The new list [472 KB] replaces and updates the previous one, adopted in July 2013.
As a consequence of the ban on Nepalese carriers, they are prevented from flying into or within the Union. Also, European operators and travel agents will need to inform European travellers, who will have a right to reimbursement if they had booked a seat on a Nepalese carrier as part of a journey to Nepal, and decide not to use it.
Consultations were also held with the civil aviation authorities of Libya. The EU Air Safety Committee noted that progress continues to be made, but agreed with the Libyan civil aviation authorities that it remains necessary to maintain the voluntary restrictions not to fly to the EU, which are applied since the Libyan revolution to all airlines licensed in Libya. The implementation of these restrictions will remain under close monitoring by the Commission and the EU Air Safety Committee.
Further technical updates to the EU air safety list were made, due to the removal of some airlines that ceased to exist and the addition of new ones recently created in a number of banned countries: Kyrgyzstan, Kazakhstan, Indonesia and Mozambique.
The Commission decision is based on the unanimous opinion of the EU Air Safety Committee, which met from 19 until 21 November 2013. The EU Air Safety Committee consists of aviation safety experts from the Commission, from each of the 28 Member States of the Union, as well as from Norway, Iceland, Switzerland, and the European Aviation Safety Agency (EASA). The Commission decision also received a positive opinion from the European Parliament and the Council of Ministers.
The updated EU air safety list includes all airlines certified in 21 states, for a total of 295 airlines fully banned from EU skies: Afghanistan, Angola, Benin, Republic of the Congo, the Democratic Republic of the Congo, Djibouti, Equatorial Guinea, Eritrea, Gabon (with the exception of 3 airlines which operate under restrictions and conditions), Indonesia (with the exception of 5 airlines), Kazakhstan (with the exception of one airline which operates under restrictions and conditions), Kyrgyzstan, Liberia, Mozambique, Nepal, Philippines (with the exception of one airline), Sierra Leone, Sao Tome and Principe, Sudan, Swaziland and Zambia. The list also includes 2 individual airlines: Blue Wing Airlines from Suriname and Meridian Airways from Ghana, for an overall total of 297 airlines.

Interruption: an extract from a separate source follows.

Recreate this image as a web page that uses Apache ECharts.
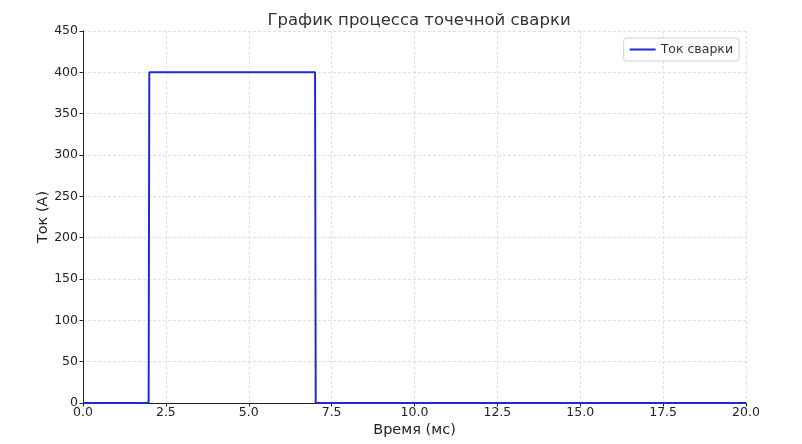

Additionally, the list includes 10 airlines subject to operational restrictions and thus allowed to operate into the EU under strict conditions: Air Astana from Kazakhstan, Afrijet, Gabon Airlines, and SN2AG from Gabon, Air Koryo from the Democratic People's Republic of Korea, Airlift International from Ghana, Air Service Comores from the Comoros, Iran Air from Iran, TAAG Angolan Airlines from Angola and Air Madagascar from Madagascar.